I’ve been looking forward to re-reading “American Gods” since the moment I finished it the first time around. And this first re-read is definitely not going to be the last.
For me, this book is a joy and a delight. It’s imaginative. It’s forward-thinking. It’s honest about how we relate to one another and see-but-can’t-see each other. It works literally as well as as metaphor. It takes itself seriously enough to be perfectly constructed and pure in tone and style, but doesn’t take itself seriously at all. It’s whimsical, and terrifying. It pulls zero punches, but never hurts… except when it does.
It’s also worth be noting that initially, I accidentally read it out of order. A couple of years ago, I was buying books for a vacation, and added “Anansi Boys” to my kindle, then inhaled it. When I got about three-quarters of the way through, I suddenly realized that “Anansi Boys” was a sequel. And then I continued. And then I read “American Gods,” and it was still complete heaven (no cuteness about the theoretical afterlife intended). They both work so well as stories and concepts (and I’m now re-reading “Anansi Boys,” so there will be a review of that soon) that I would honestly call them companion pieces rather than a linear series. Or whatever Neil Gaiman wants; he’s the boss.
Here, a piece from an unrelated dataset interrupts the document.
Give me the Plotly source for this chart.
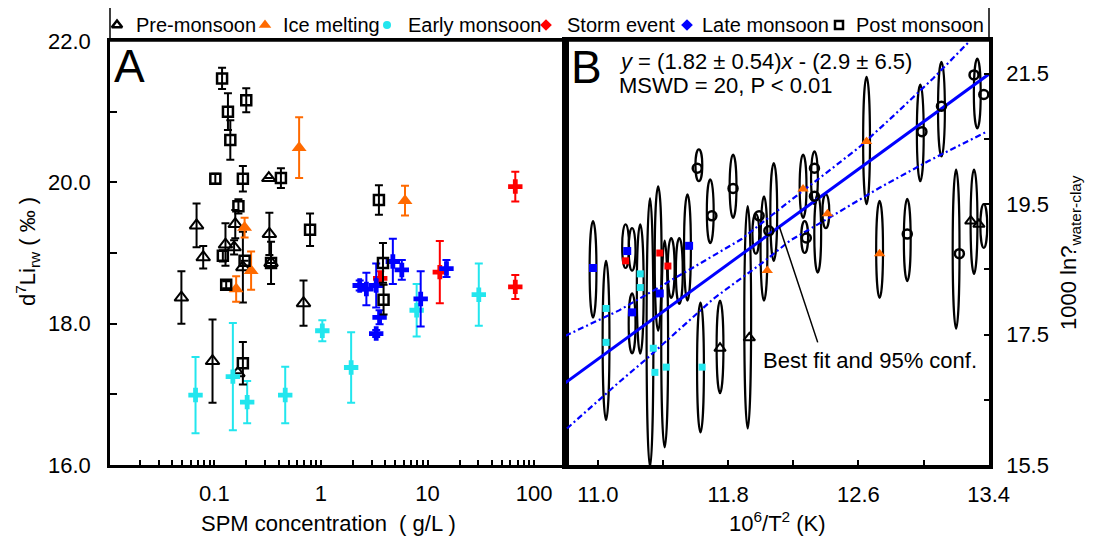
import plotly.graph_objects as go

W, H = 1093, 543
OFF = 8          # the page body margin shifts the figure by 8 px
FONT = "Liberation Sans, Arial, Helvetica, sans-serif"

# ---------------- categories ----------------
categories = ["Pre-monsoon", "Ice melting", "Early monsoon", "Storm event", "Late monsoon", "Post monsoon"]

# ---------------- Panel A : SPM concentration (g/L) vs d7Li (permil) ----------------
pre_x = [0.068, 0.0785, 0.049, 0.096, 0.127, 0.153, 0.157, 0.185, 0.324, 0.328, 0.340, 0.686, 0.166]
pre_y = [19.39, 18.94, 18.37, 17.47, 19.12, 19.08, 19.41, 18.80, 20.06, 19.27, 18.86, 18.29, 17.30]
pre_e = [0.31, 0.16, 0.37, 0.59, 0.30, 0.10, 0.20, 0.50, 0.00, 0.30, 0.30, 0.32, 0.00]

ice_x = [0.624, 6.15, 0.192, 0.160, 0.221]
ice_y = [20.49, 19.74, 19.36, 18.49, 18.75]
ice_e = [0.43, 0.21, 0.14, 0.18, 0.27]

early_x = [0.0665, 0.149, 0.203, 0.462, 1.03, 1.92, 7.91, 30.3]
early_y = [16.99, 17.25, 16.89, 16.99, 17.90, 17.38, 18.19, 18.41]
early_e = [0.54, 0.76, 0.30, 0.40, 0.15, 0.50, 0.37, 0.44]

storm_x = [66.7, 66.7, 13.05, 3.6]
storm_y = [19.94, 18.52, 18.73, 18.64]
storm_e = [0.21, 0.17, 0.44, 0.10]

late_x = [2.31, 2.67, 3.30, 4.73, 5.74, 3.55, 3.30, 8.63, 15.07]
late_y = [18.54, 18.49, 18.54, 18.88, 18.76, 18.09, 17.86, 18.35, 18.78]
late_e = [0.07, 0.23, 0.31, 0.32, 0.14, 0.10, 0.05, 0.39, 0.12]

post_x = [0.118, 0.134, 0.199, 0.141, 0.102, 0.185, 0.421, 0.168, 0.790, 3.50, 3.82, 3.87,
          0.185, 0.120, 0.129, 0.340, 0.192]
post_y = [21.47, 21.00, 21.16, 20.60, 20.05, 20.05, 20.06, 19.66, 19.33, 19.75, 18.86, 18.34,
          17.44, 18.96, 18.55, 18.86, 18.89]
post_e = [0.15, 0.26, 0.17, 0.28, 0.07, 0.18, 0.14, 0.10, 0.23, 0.21, 0.28, 0.21,
          0.30, 0.08, 0.05, 0.00, 0.00]

# ---------------- Panel B : 10^6/T^2 vs 1000 ln(alpha) ----------------
# outlined probability shapes: centre x, lower y, upper y
shape_x = [10.97, 11.05, 11.17, 11.21, 11.21, 11.26, 11.32, 11.37, 11.41, 11.45, 11.50, 11.55,
           11.62, 11.63, 11.69, 11.75, 11.83, 11.92, 11.97, 12.02, 12.08, 12.26, 12.33, 12.27,
           12.35, 12.40, 12.65, 12.73, 12.90, 12.98, 13.11, 13.20, 13.31, 13.33, 13.37]
shape_lo = [17.76, 16.19, 18.52, 18.48, 17.21, 17.21, 15.47, 17.56, 15.77, 18.06, 17.97, 18.02,
            19.85, 16.00, 18.90, 16.60, 19.29, 16.06, 18.74, 18.02, 18.63, 19.29, 19.50, 18.75,
            18.45, 19.13, 19.50, 18.06, 18.32, 19.85, 20.23, 17.59, 18.43, 20.66, 18.83]
shape_hi = [19.24, 18.63, 19.19, 19.13, 18.13, 19.19, 19.59, 19.77, 18.94, 18.98, 18.98, 19.65,
            20.34, 17.99, 19.88, 18.02, 20.26, 19.47, 19.35, 19.62, 20.13, 20.26, 20.31, 19.24,
            19.65, 19.65, 21.45, 19.55, 19.58, 21.33, 21.68, 20.03, 20.03, 21.73, 19.50]

b_pre_x = [11.93, 11.75, 13.29, 13.34]
b_pre_y = [17.45, 17.29, 19.24, 19.19]
b_ice_x = [12.04, 12.26, 12.41, 12.65, 12.73]
b_ice_y = [18.48, 19.73, 19.35, 20.46, 18.74]
b_early_x = [11.05, 11.05, 11.26, 11.26, 11.35, 11.42, 11.64, 11.34]
b_early_y = [17.90, 17.38, 18.43, 18.22, 16.92, 17.00, 17.00, 17.29]
b_storm_x = [11.17, 11.38, 11.43]
b_storm_y = [18.63, 18.75, 18.55]
b_late_x = [10.97, 11.18, 11.21, 11.38, 11.56]
b_late_y = [18.52, 18.78, 17.84, 18.13, 18.86]
b_post_x = [11.61, 11.70, 11.83, 12.33, 12.33, 12.28, 12.99, 13.11, 13.31, 13.37, 12.90, 13.22, 11.99, 12.05]
b_post_y = [20.05, 19.32, 19.74, 20.05, 19.62, 18.98, 20.61, 21.00, 21.48, 21.18, 19.04, 18.74, 19.32, 19.09]

fit_x = [10.80, 13.40]
fit_y = [16.76, 21.49]
upper_x = [10.80, 11.13, 11.58, 11.88, 12.18, 12.60, 12.81, 13.06, 13.28]
upper_y = [17.48, 17.87, 18.52, 18.96, 19.55, 20.36, 20.84, 21.43, 21.99]
lower_x = [10.81, 10.98, 11.13, 11.30, 11.71, 12.01, 12.18, 12.42, 12.73, 13.03, 13.38]
lower_y = [16.06, 16.44, 16.77, 17.13, 18.05, 18.60, 18.94, 19.29, 19.75, 20.16, 20.60]

# ---------------- tick labels ----------------
a_x_labels = ["0.1", "1", "10", "100"]
a_y_ticks = [16, 17, 18, 19, 20, 21, 22]
a_y_labels = ["16.0", "", "18.0", "", "20.0", "", "22.0"]
b_x_ticks = [11.0, 11.4, 11.8, 12.2, 12.6, 13.0, 13.4]
b_x_labels = ["11.0", "", "11.8", "", "12.6", "", "13.4"]
b_y_ticks = [15.5, 16.5, 17.5, 18.5, 19.5, 20.5, 21.5]
b_y_labels = ["15.5", "", "17.5", "", "19.5", "", "21.5"]

# ---------------- styles ----------------
colors = {"Pre-monsoon": "black", "Ice melting": "#ff6a00", "Early monsoon": "#22e6ee",
          "Storm event": "#ff0000", "Late monsoon": "#0000ff", "Post monsoon": "black"}
symA = {"Pre-monsoon": ("triangle-up-open", 12, 2), "Ice melting": ("triangle-up", 13, 0),
        "Early monsoon": ("cross", 12, 0), "Storm event": ("cross", 12, 0),
        "Late monsoon": ("cross", 12, 0), "Post monsoon": ("square-open", 10, 2.5)}
symB = {"Pre-monsoon": ("triangle-up-open", 10, 2), "Ice melting": ("triangle-up", 10, 0),
        "Early monsoon": ("square", 7, 0), "Storm event": ("square", 7, 0),
        "Late monsoon": ("square", 8, 0), "Post monsoon": ("circle-open", 9, 2.5)}
symL = {"Pre-monsoon": ("triangle-up-open", 9, 2.5), "Ice melting": ("triangle-up", 11, 0),
        "Early monsoon": ("circle", 8, 0), "Storm event": ("diamond", 9, 0),
        "Late monsoon": ("diamond", 9, 0), "Post monsoon": ("square-open", 8, 2.5)}
# layout positions of the hand-drawn legend (symbol and text start, in screen pixels)
legend_sym_px = [117, 265, 387, 546, 687, 839]
legend_txt_px = [134, 281, 406, 565, 700, 854]
LEG_ROW = 25

def pxx(px):
    return (px - OFF) / W

def pxy(py):
    return 1 - (py - OFF) / H

A_dom_x = [pxx(110), pxx(566)]
B_dom_x = [pxx(566), pxx(989)]
dom_y = [pxy(465), pxy(41)]

fig = go.Figure()

panelA = {"Pre-monsoon": (pre_x, pre_y, pre_e), "Ice melting": (ice_x, ice_y, ice_e),
          "Early monsoon": (early_x, early_y, early_e), "Storm event": (storm_x, storm_y, storm_e),
          "Late monsoon": (late_x, late_y, late_e), "Post monsoon": (post_x, post_y, post_e)}
for cat in categories:
    xs, ys, es = panelA[cat]
    s, sz, lw = symA[cat]
    c = colors[cat]
    fig.add_trace(go.Scatter(
        x=xs, y=ys, mode="markers", xaxis="x", yaxis="y", showlegend=False, name=cat,
        marker=dict(symbol=s, size=sz, color=c, line=dict(width=lw, color=c)),
        error_y=dict(type="data", array=es, color=c, thickness=2, width=4)))

# panel B lines
fig.add_trace(go.Scatter(x=upper_x, y=upper_y, mode="lines", xaxis="x2", yaxis="y2", showlegend=False,
                         line=dict(color="#0000ff", width=2.2, dash="6px,3px,2px,3px")))
fig.add_trace(go.Scatter(x=lower_x, y=lower_y, mode="lines", xaxis="x2", yaxis="y2", showlegend=False,
                         line=dict(color="#0000ff", width=2.2, dash="6px,3px,2px,3px")))
fig.add_trace(go.Scatter(x=fit_x, y=fit_y, mode="lines", xaxis="x2", yaxis="y2", showlegend=False,
                         line=dict(color="#0000ff", width=3)))

panelB = {"Pre-monsoon": (b_pre_x, b_pre_y), "Ice melting": (b_ice_x, b_ice_y),
          "Early monsoon": (b_early_x, b_early_y), "Storm event": (b_storm_x, b_storm_y),
          "Late monsoon": (b_late_x, b_late_y), "Post monsoon": (b_post_x, b_post_y)}
for cat in categories:
    xs, ys = panelB[cat]
    s, sz, lw = symB[cat]
    c = colors[cat]
    fig.add_trace(go.Scatter(
        x=xs, y=ys, mode="markers", xaxis="x2", yaxis="y2", showlegend=False, name=cat,
        marker=dict(symbol=s, size=sz, color=c, line=dict(width=lw, color=c))))

# hand-drawn legend (overlay axes, pixel-like units)
annotations = []
for i, cat in enumerate(categories):
    s, sz, lw = symL[cat]
    c = colors[cat]
    fig.add_trace(go.Scatter(x=[legend_sym_px[i]], y=[LEG_ROW], mode="markers", xaxis="x3", yaxis="y3",
                             showlegend=False, hoverinfo="skip",
                             marker=dict(symbol=s, size=sz, color=c, line=dict(width=lw, color=c))))
    annotations.append(dict(x=legend_txt_px[i], y=LEG_ROW, xref="x3", yref="y3", text=cat,
                            showarrow=False, xanchor="left", yanchor="middle",
                            font=dict(size=20, family=FONT, color="black")))

shapes = [dict(type="rect", xref="paper", yref="paper", x0=pxx(110), x1=pxx(989), y0=pxy(41), y1=pxy(7),
               line=dict(color="black", width=1.5), fillcolor="rgba(0,0,0,0)")]
HALF_W = 0.021
for xc, lo, hi in zip(shape_x, shape_lo, shape_hi):
    shapes.append(dict(type="circle", xref="x2", yref="y2", x0=xc - HALF_W, x1=xc + HALF_W, y0=lo, y1=hi,
                       line=dict(color="black", width=2.2), fillcolor="rgba(0,0,0,0)", layer="below"))
# leader line of the "Best fit" note
shapes.append(dict(type="line", xref="x2", yref="y2", x0=12.35, y0=17.38, x1=12.115, y1=19.15,
                   line=dict(color="black", width=1.5)))

def ann(x, y, text, size=22, xanchor="center", yanchor="middle", angle=0, xref="paper", yref="paper"):
    return dict(x=x, y=y, xref=xref, yref=yref, text=text, showarrow=False, xanchor=xanchor,
                yanchor=yanchor, textangle=angle, font=dict(size=size, family=FONT, color="black"))

annotations += [
    ann(pxx(112), pxy(66), "A", size=46, xanchor="left"),
    ann(pxx(569), pxy(67), "B", size=46, xanchor="left"),
    ann(pxx(617), pxy(62), "<i>y</i> = (1.82 ± 0.54)<i>x</i> - (2.9 ± 6.5)", xanchor="left"),
    ann(pxx(617), pxy(86), "MSWD = 20, P &lt; 0.01", xanchor="left"),
    ann(12.0, 17.10, "Best fit and 95% conf.", xanchor="left", xref="x2", yref="y2"),
    ann(pxx(328), pxy(523), "SPM concentration\u00a0\u00a0( g/L )"),
    ann(pxx(777), pxy(522), "10<sup>6</sup>/T<sup>2</sup> (K)"),
    ann(pxx(28), pxy(252), "d<sup>7</sup>Li<sub>rw</sub> ( ‰ )", angle=-90),
    ann(pxx(1070), pxy(253), "1000 ln?<sub>water-clay</sub>", angle=-90),
]

# log-axis tick positions for panel A (labels only at decades)
a_x_tickvals = []
a_x_ticktext = []
for e in range(-2, 3):
    for m in range(1, 10):
        v = m * 10.0 ** e
        if 0.0105 <= v <= 199:
            a_x_tickvals.append(v)
            lab = ""
            if m == 1:
                lab = a_x_labels[e + 1]
            a_x_ticktext.append(lab)

tickfont = dict(size=22, family=FONT, color="black")
common = dict(showgrid=False, zeroline=False, showline=True, linecolor="black", mirror=True,
              ticks="inside", tickcolor="black", tickfont=tickfont, automargin=False)

fig.update_layout(
    width=W, height=H, margin=dict(l=0, r=0, t=0, b=0, pad=0, autoexpand=False), autosize=False,
    paper_bgcolor="white", plot_bgcolor="white", showlegend=False,
    font=dict(family=FONT, color="black"),
    xaxis=dict(type="log", domain=A_dom_x, range=[-1.98, 2.30], anchor="y",
               tickvals=a_x_tickvals, ticktext=a_x_ticktext, ticklen=5, tickwidth=1.5,
               linewidth=2.5, ticklabelstandoff=7, **common),
    yaxis=dict(domain=dom_y, range=[16, 22], anchor="x", tickvals=a_y_ticks, ticktext=a_y_labels,
               ticklen=7, tickwidth=1.5, linewidth=2.5, ticklabelstandoff=12, **common),
    xaxis2=dict(domain=B_dom_x, range=[10.804, 13.402], anchor="y2", tickvals=b_x_ticks,
                ticktext=b_x_labels, ticklen=5, tickwidth=1.5, linewidth=3.5, ticklabelstandoff=7, **common),
    yaxis2=dict(domain=dom_y, range=[15.5, 22.0], anchor="x2", side="right", tickvals=b_y_ticks,
                ticktext=b_y_labels, ticklen=5, tickwidth=1.5, linewidth=3.5, ticklabelstandoff=9, **common),
    xaxis3=dict(domain=[0, 1], range=[OFF, W + OFF], anchor="y3", visible=False, fixedrange=True),
    yaxis3=dict(domain=[pxy(41), 1.0], range=[41, OFF], anchor="x3", visible=False, fixedrange=True),
    shapes=shapes, annotations=annotations,
)

fig.write_html("out.html", config={"displayModeBar": False})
I needed this as a soul cleanser after Oates’ “Zombie,” (plus, I am getting STOOOOOOOOOOKED about the upcoming Fuller series) and it was perfect… like, well, curling up with a good, favorite book. This fits on my shelf with “A Hitchhiker’s Guide to the Universe” (oh shit, I’m due for re-read of that, too), and “The Last Unicorn.” You know, books that you always love no matter your mood or life status, books that take care of you, and make you smile, and think, and feel a little challenged, but mostly in on the joke.